Originally published at The Nice Drinks In Life: http://thenicedrinksinlife.blogspot.com/2012/12/2008-recorba-white-wine.html
Rueda - nestled into the southwest corner of Valladolid, along the borders with Segovia and Ávila - has been producing wine since the eleventh century. Originally the Verdejo grape, which practically defines the region, was used to make an oxidized wine reminiscent of a fortified wine. In the late twentieth century, however, collaboration between interested parties from the Rioja region (notably Marqués de Riscal) and foreign oenological expertise (notably Émile Peynaud) resulted in a more approachable wine. Not oxidized, not fortified, just elegant and delectable. In recognition of its newly realized potential, Rueda wines made with at least 50% Verdejo were awarded Denominación de Origen status in 1980.
The Recorba white has paired Verdejo with the Viura grape, often known as Macabeo. Viura is used in whites all over Spain and southern France, and in fact tends to be the main grape in white Riojas. Here, the two blend together to form a vibrant, luscious specimen.
The wine is an even, limpid goldenrod color. Though a tad on the pale side, it is still deeper in hue than most whites. The aroma, at first, is an interesting combination of sweetness, tartness, and introversion. One can get a whiff of honeycrisp apples and canned peaches, but the notes are not bursting forth quite yet. The wine still needs some time to warm up and get ready for its big performance on the palate, which works out just fine because the tasting notes are indeed dynamic. The initial note is of sweet florals. The Rueda is strong now, confident, out of its shell. It offers the flavor of lychee with the crispness of apple. There is citrus around the edges, but where one would expect zest one gets instead a mystifying combination of florals and sweet fruit which glide about each other as they dance around the mouth. Obviously those two notes have some common denominator, but at least one taster is still left pondering just what it is.
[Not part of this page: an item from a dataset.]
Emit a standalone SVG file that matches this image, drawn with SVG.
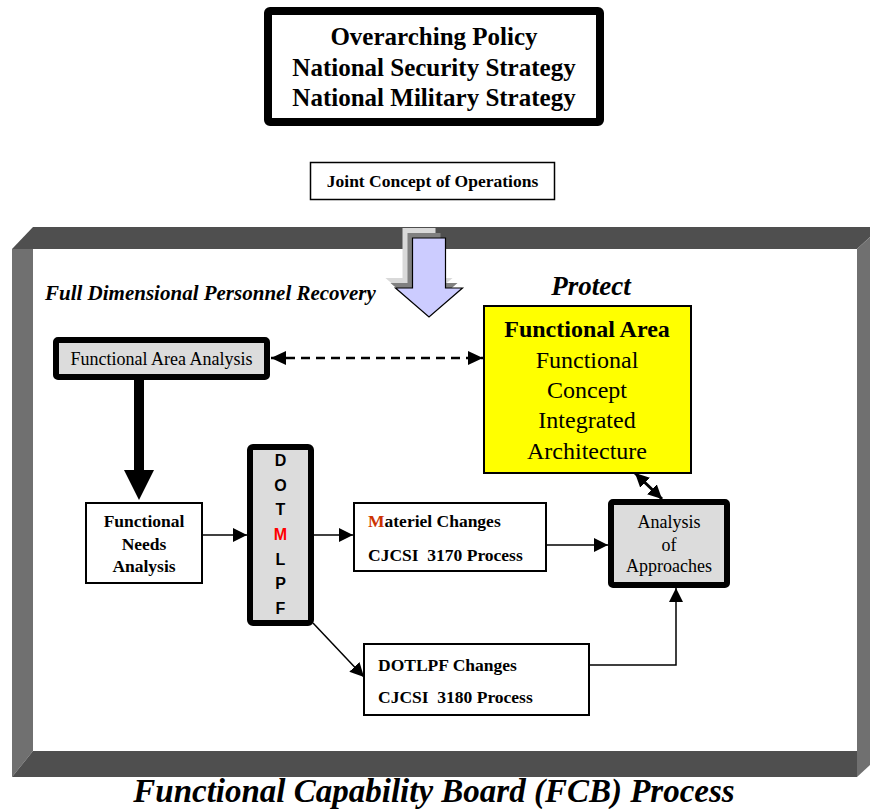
<svg xmlns="http://www.w3.org/2000/svg" width="870" height="809" viewBox="0 0 870 809">
  <style>
    .serif { font-family: "Liberation Serif", "Times New Roman", serif; fill: #000; }
    .sans { font-family: "Liberation Sans", Arial, sans-serif; fill: #000; }
    .b { font-weight: bold; }
    .bi { font-weight: bold; font-style: italic; }
    .mid { text-anchor: middle; }
    .thin { fill: #fff; stroke: #000; stroke-width: 2; }
    .thick { fill: #dcdcdc; stroke: #000; stroke-width: 6; }
    .wire { fill: none; stroke: #000; stroke-width: 1.5; }
  </style>
  <defs>
    <marker id="head" markerUnits="userSpaceOnUse" markerWidth="14" markerHeight="14" refX="14" refY="7" orient="auto-start-reverse">
      <path d="M0,0 L14,7 L0,14 Z" fill="#000"/>
    </marker>
    <marker id="headBig" markerUnits="userSpaceOnUse" markerWidth="15" markerHeight="14" refX="15" refY="7" orient="auto-start-reverse">
      <path d="M0,0 L15,7 L0,14 Z" fill="#000"/>
    </marker>
    <path id="blockArrow" d="M-16.5,0 H16.5 V50 H33.5 L0,79 L-33.5,50 H-16.5 Z"/>
  </defs>

  <rect width="870" height="809" fill="#fff"/>

  <!-- top policy block -->
  <g id="policy">
    <rect x="268" y="11" width="332" height="111" rx="2" fill="#fff" stroke="#000" stroke-width="8"/>
    <text class="serif b mid" x="434" y="45" font-size="25">Overarching Policy</text>
    <text class="serif b mid" x="434" y="75.5" font-size="25">National Security Strategy</text>
    <text class="serif b mid" x="434" y="106" font-size="25">National Military Strategy</text>
  </g>

  <g id="joint-conops">
    <rect x="310.5" y="162.5" width="244" height="37" fill="#fff" stroke="#000" stroke-width="1.5"/>
    <text class="serif b mid" x="432.5" y="187" font-size="17.5">Joint Concept of Operations</text>
  </g>

  <!-- bevelled board frame -->
  <g id="board-frame">
    <rect x="33" y="249" width="824" height="502" fill="#fff"/>
    <polygon points="33,227 870,227 870,237 857,249 12,249" fill="#4f4f4f"/>
    <polygon points="12,249 33,249 33,751 12,777" fill="#707070"/>
    <polygon points="33,751 857,751 857,777 12,777" fill="#4f4f4f"/>
    <polygon points="857,249 870,237 870,765 857,777" fill="#707070"/>
  </g>

  <!-- input arrow into the board -->
  <g id="input-arrow">
    <use href="#blockArrow" transform="translate(419,228)" fill="#d9d9d9"/>
    <use href="#blockArrow" transform="translate(424,233)" fill="#808080"/>
    <use href="#blockArrow" transform="translate(429,238)" fill="#ccccff" stroke="#000" stroke-width="1.2"/>
  </g>

  <g id="heading-fdpr">
    <text class="serif bi" x="45" y="300" font-size="21">Full Dimensional Personnel Recovery</text>
  </g>
  <g id="heading-protect">
    <text class="serif bi mid" x="591" y="295" font-size="27">Protect</text>
  </g>

  <g id="functional-area">
    <rect x="484" y="306" width="207" height="167" fill="#ffff00" stroke="#000" stroke-width="2"/>
    <text class="serif b mid" x="587" y="337" font-size="24">Functional Area</text>
    <text class="serif mid" x="587" y="368" font-size="24">Functional</text>
    <text class="serif mid" x="587" y="398" font-size="24">Concept</text>
    <text class="serif mid" x="587" y="428" font-size="24">Integrated</text>
    <text class="serif mid" x="587" y="459" font-size="24">Architecture</text>
  </g>

  <g id="faa">
    <rect class="thick" x="56" y="340" width="211" height="37" rx="2"/>
    <text class="serif mid" x="161.5" y="365" font-size="18">Functional Area Analysis</text>
  </g>

  <g id="fna">
    <rect class="thin" x="86" y="503" width="116" height="80"/>
    <text class="serif b mid" x="144" y="527" font-size="17.5">Functional</text>
    <text class="serif b mid" x="144" y="549.5" font-size="17.5">Needs</text>
    <text class="serif b mid" x="144" y="572" font-size="17.5">Analysis</text>
  </g>

  <g id="dotmlpf">
    <rect class="thick" x="250" y="447" width="61" height="176" rx="3"/>
    <text class="sans b mid" x="280.5" y="466" font-size="16">D</text>
    <text class="sans b mid" x="280.5" y="491" font-size="16">O</text>
    <text class="sans b mid" x="280.5" y="515" font-size="16">T</text>
    <text class="sans b mid" x="280.5" y="540" font-size="16" style="fill:#ff0000">M</text>
    <text class="sans b mid" x="280.5" y="565" font-size="16">L</text>
    <text class="sans b mid" x="280.5" y="589" font-size="16">P</text>
    <text class="sans b mid" x="280.5" y="614" font-size="16">F</text>
  </g>

  <g id="materiel">
    <rect class="thin" x="354" y="503" width="192" height="68"/>
    <text class="serif b" x="368" y="527" font-size="17.5"><tspan style="fill:#cc3300">M</tspan>ateriel Changes</text>
    <text class="serif b" x="368" y="561" font-size="17.5">CJCSI&#160; 3170 Process</text>
  </g>

  <g id="dotlpf">
    <rect class="thin" x="364" y="644" width="225" height="71"/>
    <text class="serif b" x="378" y="671" font-size="17.5">DOTLPF Changes</text>
    <text class="serif b" x="378" y="703" font-size="17.5">CJCSI&#160; 3180 Process</text>
  </g>

  <g id="aoa">
    <rect class="thick" x="611" y="502" width="116" height="83" rx="2"/>
    <text class="serif mid" x="669" y="528" font-size="18">Analysis</text>
    <text class="serif mid" x="669" y="551" font-size="18">of</text>
    <text class="serif mid" x="669" y="572" font-size="18">Approaches</text>
  </g>

  <g id="connectors">
    <!-- FAA <-> functional area (dashed) -->
    <line x1="271" y1="358" x2="483" y2="358" stroke="#000" stroke-width="2.5" stroke-dasharray="9,6" marker-start="url(#headBig)" marker-end="url(#headBig)"/>
    <!-- FAA -> FNA heavy arrow -->
    <rect x="134" y="380" width="10" height="92" fill="#000"/>
    <polygon points="124,470 154,470 139,500" fill="#000"/>
    <!-- FNA -> DOTMLPF -->
    <line class="wire" x1="202" y1="535" x2="247" y2="535" marker-end="url(#head)"/>
    <!-- DOTMLPF -> Materiel -->
    <line class="wire" x1="314" y1="535" x2="353" y2="535" marker-end="url(#head)"/>
    <!-- Materiel -> AoA -->
    <line class="wire" x1="547" y1="545" x2="608" y2="545" marker-end="url(#head)"/>
    <!-- functional area <-> AoA -->
    <line x1="635" y1="473" x2="662" y2="499" stroke="#000" stroke-width="3" marker-start="url(#head)" marker-end="url(#head)"/>
    <!-- DOTMLPF -> DOTLPF -->
    <line class="wire" x1="313" y1="623" x2="364" y2="677" marker-end="url(#head)"/>
    <!-- DOTLPF -> AoA -->
    <polyline class="wire" points="590,665 676,665 676,588" marker-end="url(#head)"/>
  </g>

  <g id="title">
    <text class="serif bi mid" x="434" y="802" font-size="33">Functional Capability Board (FCB) Process</text>
  </g>
</svg>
The wine is now strong and confident, but that is not to say talkative. Expressive, certainly, but in a poetic riddle sort of way. Normally such wines would be a bit on the thick side, but this white is medium-bodied, getting the job done without hammering anything home gratuitously. Thickness, really, would be out of character. Finally, the wine finishes with a note of white table grapes. It is confident as it goes down, but calm, almost mild. But only almost; perhaps the best way to describe it is pungent without even a hint of drama.
After breathing for twenty minutes, the Rueda has not changed altogether too much, just enough to befit a white. The nose has become much sweeter and more vibrant, emitting a delicious scent of apples dipped in honey; florals (mostly honeysuckle) and apples dominate the palate, whose personality has not changed at all; and golden apples have usurped the finish.
To the Moors, who brought Verdejo grapes to Spain from North Africa; to the monks and farmers of Rueda, who have upheld the local viticultural tradition for a millennium (and counting); to the oenologists, Spanish and foreign alike, who revolutionized the region some decades ago; and to Bodegas PradoRey, which has brilliantly blended the Verdejo and Viura grapes just so; to all, a great deal of gratitude is due, for each group was instrumental in bringing it about that today we may at our own leisure sit and enjoy a glass of this delightful white wine. ¡Salud!